On December 31, 2024, the Taipei City Government approved an amendment to the "Taipei City Mandatory Public Liability Insurance Measures for Consumer Venues,” expanding the requirement for public liability insurance to include any dining venues open to the general public (excluding bars). The minimum venue size for mandatory insurance was lowered from 300 square meters to 150 square meters, and coverage for food poisoning was added.

=== Doctor-patient dispute rumors ===
The widow of the first deceased victim, Mr. Lü, was previously reported by the media to be planning legal action against New Taipei City United Hospital Sanchong Branch and Mackay Memorial Hospital Taipei Branch for medical negligence. However, on the 29th, she clarified that she had no such intentions. She explained that she had reported the death on the day it occurred to request an autopsy and had provided a complete account of the medical treatment process to the prosecutor. She also expressed gratitude to the hospitals for doing their best to save her husband’s life.

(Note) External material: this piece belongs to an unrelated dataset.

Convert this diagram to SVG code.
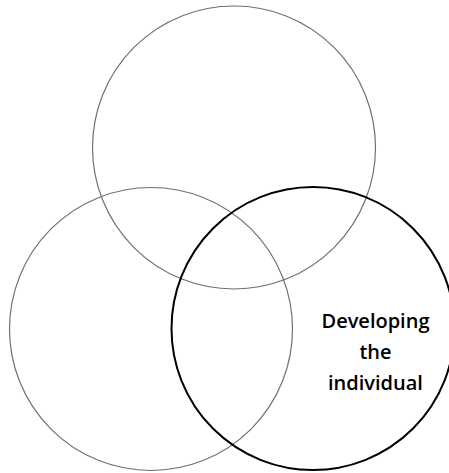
<svg xmlns="http://www.w3.org/2000/svg" width="449" height="473" viewBox="0 0 449 473">
<style>
.c{fill:none;stroke:#707070;stroke-width:1.2}
.k{fill:none;stroke:#000;stroke-width:2}
.t{font-family:"Open Sans","Liberation Sans",sans-serif;font-weight:600;font-size:20px;fill:#000;text-anchor:middle}
</style>
<rect width="449" height="473" fill="#fff"/>
<g id="top"><circle class="c" cx="234" cy="147.5" r="141.5"/></g>
<g id="left"><circle class="c" cx="151" cy="329" r="141.5"/></g>
<g id="right"><circle class="k" cx="313" cy="328.5" r="141.5"/>
<text class="t" x="375.5" y="328">Developing</text>
<text class="t" x="375.5" y="359">the</text>
<text class="t" x="375.5" y="390">individual</text>
</g>
<g id="connectors"/>
</svg>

=== Administrative penalties ===
On March 29, 2024, then Taipei Mayor Chiang Wan-an explained: “The Department of Health fined Polam Kopitam NT$500,000 for failing to truthfully disclose the existence of another branch at the earliest stage, and NT$2,000,000 for lacking insurance coverage.” Additionally, after further investigation, it was found that four other branches under Polam had expired product liability insurance policies, resulting in another NT$1,000,000 fine from the Taipei Department of Health. The total administrative fines in this case amounted to NT$3.5 million.

== Public reactions ==
On March 27, 2024, internet celebrity lawyer Lee Yi-chen commented, “I thought this was news from the mainland… I love stir-fried kway teow, seriously? What even caused this?”

Medical journalist Hung Su-ching wrote on her Facebook page “Hung Su-ching’s Food and Medicine Info Network” that “Lai Fang-hsuan’s claim that vegetarian food is safe just because it's vegetarian is absolutely wrong—pathogens eat both meat and plants.”

In an interview with United Daily News, entertainer Hsieh Hsin shared that she had dined at the Polam Kopitam Raohe branch on the 20th and posted a photo of her stir-fried kway teow, saying she was still deeply shaken.She also posted on Threads, “Taiwan’s food safety really needs to improve.”

On the same day, friends of one of the deceased praised his academic achievements at National Taiwan University and National Chengchi University, noting that he was a marketing genius courted by multiple companies. They lamented never having had a final meal with him. The family asked that friends keep their memories in their hearts.

On March 28, singer Aaron Yan posted a photo of a Polam Kopitam delivery order from August 2023 on his Facebook fan page, stating that although he didn’t order kway teow, he experienced nausea and difficulty breathing the same night after eating. He gradually recovered after two days and offered to share his experience to help with the investigation.

TV host Chen Yi responded critically, suggesting that Aaron Yan, having recently settled a Me Too case, might be eager to stage a comeback and was opportunistically capitalizing on the food safety incident.

Entertainer Christine Ouyang also commented that the incident had completely overturned her perception of dining out. “I used to think keywords like department store, vegetarian, cooked food, famous chain, open kitchen equaled food safety. Now I realize that’s not necessarily the case.”

On March 31, political commentator Kuo Cheng-liang said on the show Mai Yu-chieh’s Hot Evening Report, “We have to respect science. Wood ear mushrooms are common ingredients. Why haven’t they caused problems in the past? Honestly, I still don’t know what went wrong. Today at lunch, my wife left me a delicious vegetarian dish in the fridge. I opened it and saw it was kway teow—and I didn’t dare eat it.”

On April 2, financial journalist Hu Cai-xuan commented that the Taipei City Department of Health had initially collected too few samples, which caused the investigation to stall. However, she acknowledged that if the sampling method followed SOP, then the department could not be faulted. She added that the investigation procedures for suspected food poisoning incidents were later revised following an expert meeting.